Twenty percent less than market rates cannot be considered “affordable housing”. The government lies when it says it is building more “affordable housing”. Market rates go up all the time and people who need housing will pay whatever it takes.
The proposed rent increase will create extreme poverty and hardship. Many of society’s most powerless, disadvantaged, and vulnerable members live in public housing. In future, it is they who will suffer most from these changes.
Secure, affordable, appropriate housing should be a fundamental human right.
The present public housing system charges rent at 25% of combined household income. This is fair and equitable. This system protects the rights of the unemployed as well as those who are working part time.
Its flexibility protects the rights of people with chronic or episodic disabilities if they become unwell. Many people with disabilities live in public housing and work part time.
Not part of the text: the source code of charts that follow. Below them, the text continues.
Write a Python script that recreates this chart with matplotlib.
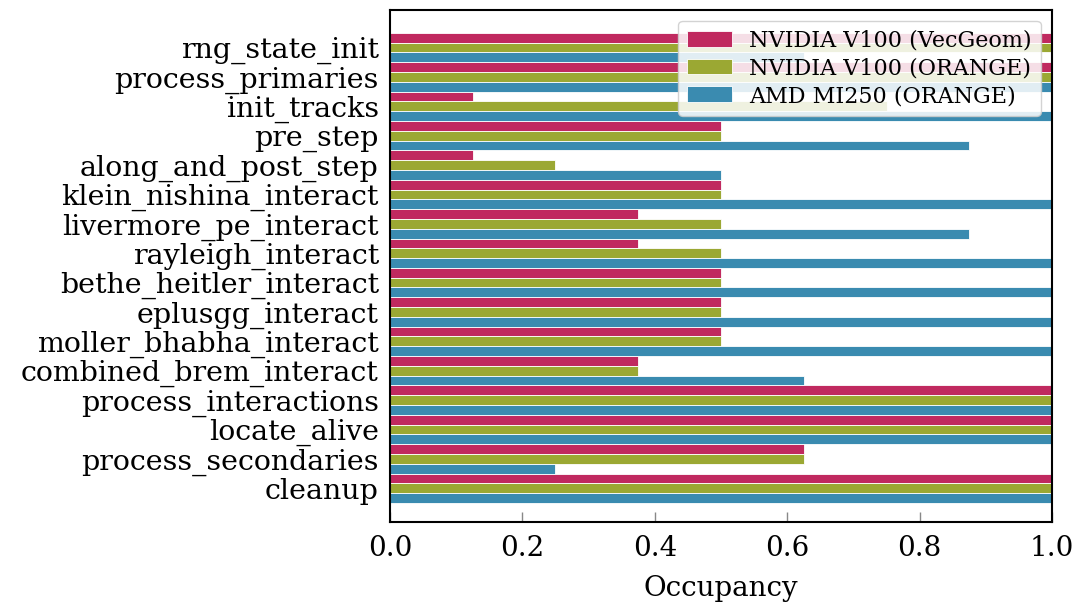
import matplotlib
matplotlib.use("Agg")
import matplotlib.pyplot as plt
import numpy as np

categories = [
    "rng_state_init", "process_primaries", "init_tracks", "pre_step",
    "along_and_post_step", "klein_nishina_interact", "livermore_pe_interact",
    "rayleigh_interact", "bethe_heitler_interact", "eplusgg_interact",
    "moller_bhabha_interact", "combined_brem_interact", "process_interactions",
    "locate_alive", "process_secondaries", "cleanup",
]
series_names = ["NVIDIA V100 (VecGeom)", "NVIDIA V100 (ORANGE)", "AMD MI250 (ORANGE)"]
v100_vecgeom = [1.0, 1.0, 0.125, 0.5, 0.125, 0.5, 0.375, 0.375, 0.5, 0.5, 0.5, 0.375, 1.0, 1.0, 0.625, 1.0]
v100_orange = [1.0, 1.0, 0.75, 0.5, 0.25, 0.5, 0.5, 0.5, 0.5, 0.5, 0.5, 0.375, 1.0, 1.0, 0.625, 1.0]
mi250_orange = [0.625, 1.0, 1.0, 0.875, 0.5, 1.0, 0.875, 1.0, 1.0, 1.0, 1.0, 0.625, 1.0, 1.0, 0.25, 1.0]
xticks = [0.0, 0.2, 0.4, 0.6, 0.8, 1.0]

colors = ["#C0295F", "#9BA833", "#3A8BB0"]

plt.rcParams['font.family'] = ['DejaVu Serif']
fig = plt.figure(figsize=(10.79, 6.06), dpi=100)
ax = fig.add_axes([0.3614, 0.1386, 0.6136, 0.845])

y = np.arange(len(categories))
h = 1.0 / 3
for k, (vals, name, c) in enumerate(zip([v100_vecgeom, v100_orange, mi250_orange], series_names, colors)):
    ax.barh(y + (k - 1) * h, vals, height=h, color=c, edgecolor='white',
            linewidth=0.6, label=name)

ax.set_yticks(y)
ax.set_yticklabels(categories, fontsize=20.5)
ax.tick_params(axis='y', length=0, pad=8)
ax.set_xticks(xticks)
ax.set_xticklabels([f"{t:.1f}" for t in xticks], fontsize=20)
ax.tick_params(axis='x', direction='in', length=7, color='#888888', width=1, pad=9)
ax.set_xlim(0, 1.0)
ax.set_ylim(16.15, -1.28)
ax.set_xlabel("Occupancy", fontsize=20, labelpad=10)
for s in ax.spines.values():
    s.set_linewidth(1.5)

leg = ax.legend(loc='upper right', fontsize=16, framealpha=0.85, fancybox=True,
                borderaxespad=0.5, handlelength=2.0, labelspacing=0.25,
                borderpad=0.4)

fig.savefig("out.png", dpi=100)
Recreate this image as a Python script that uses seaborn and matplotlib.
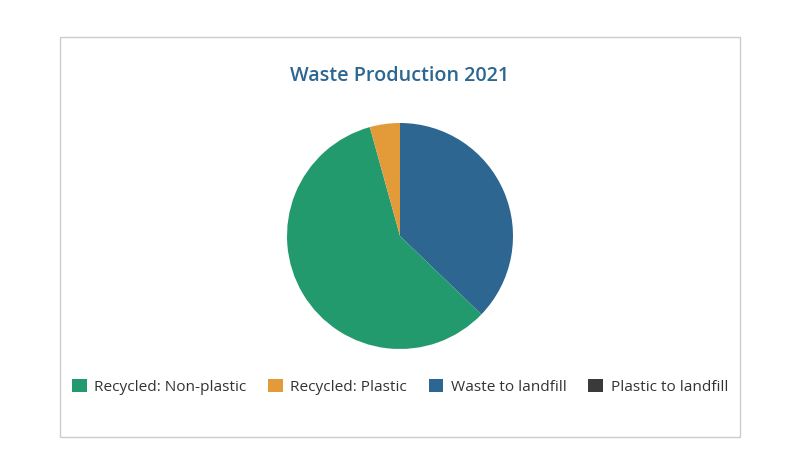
import matplotlib
matplotlib.use('Agg')
import matplotlib.pyplot as plt
from matplotlib.patches import Rectangle, Patch
import seaborn as sns

# data (share of total)
categories = ['Recycled: Non-plastic', 'Recycled: Plastic', 'Waste to landfill', 'Plastic to landfill']
shares = [58.5, 4.3, 37.2, 0.0]
colors = ['#239a6e', '#e39b3a', '#2c6691', '#3a3a3a']

sns.set_style('white')
plt.rcParams['font.family'] = ['Open Sans', 'DejaVu Sans']

W, H = 800, 474
fig = plt.figure(figsize=(W / 100, H / 100), dpi=100)

# light frame around the card
fig.patches.append(Rectangle((60 / W, 1 - 437 / H), 680 / W, 400 / H,
                             transform=fig.transFigure, fill=False,
                             edgecolor='#cccccc', linewidth=1))

# pie axes: centre (400, 236), radius 113 px
cx, cy, r = 400, 236, 113
ax = fig.add_axes([(cx - r) / W, 1 - (cy + r) / H, 2 * r / W, 2 * r / H])
# clockwise from 12 o'clock: landfill, non-plastic, plastic
order = [2, 0, 1, 3]
ax.pie([shares[i] for i in order], colors=[colors[i] for i in order],
       startangle=90, counterclock=False, radius=1, wedgeprops=dict(linewidth=0))
ax.set_xlim(-1, 1)
ax.set_ylim(-1, 1)
ax.set_aspect('equal')
ax.axis('off')

fig.text(cx / W, 1 - 76 / H, 'Waste Production 2021', ha='center', va='center',
         fontsize=14.2, fontweight='semibold', color='#2c6691')

handles = [Patch(facecolor=c, edgecolor='none') for c in colors]
fig.legend(handles, categories, loc='center', bbox_to_anchor=(400 / W, 1 - 387 / H),
           ncol=4, frameon=False, fontsize=11.1, handlelength=0.95, handleheight=0.95,
           handletextpad=0.5, columnspacing=1.4, labelcolor='#333333')

plt.savefig('out.png', dpi=100)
Public tenants are in danger of losing the protection provided by linking rents to 25% of combined household income — and there is no public debate happening about it.
Sources in public housing say that, to keep pushing people to “social housing”, the Office of Housing will periodically screen all tenants, to check if their income and assets exceed financial thresholds. If so, public tenants will be forced to leave their public housing homes and transfer to one of the so-called “affordable social housing” dwellings.
Security of tenure is also under threat. Public housing offers a great deal of security to tenants at the moment. But housing associations and housing providers are not required to provide security of tenure beyond 10 years.
It has been calculated that 10 years is the amount of time it is believed it will take to clear the public housing waiting lists.
After 10 years public housing will be virtually fully privatised. The government will have dropped its responsibility for ensuring that its most vulnerable citizens are getting a “fair go”.
After 10 years, there is nothing to stop the housing associations from selling off their housing stock and making a final massive profit.
We cannot rely on housing associations to have a social conscience; protection of the right to housing is properly a public — a government responsibility. Public housing is at a crucial crossroads.
Open investigation and public debate needs to happen now, before truly affordable, secure, decent, equitable public housing disappears from our society and is no longer part of the heritage we leave for our children and grandchildren.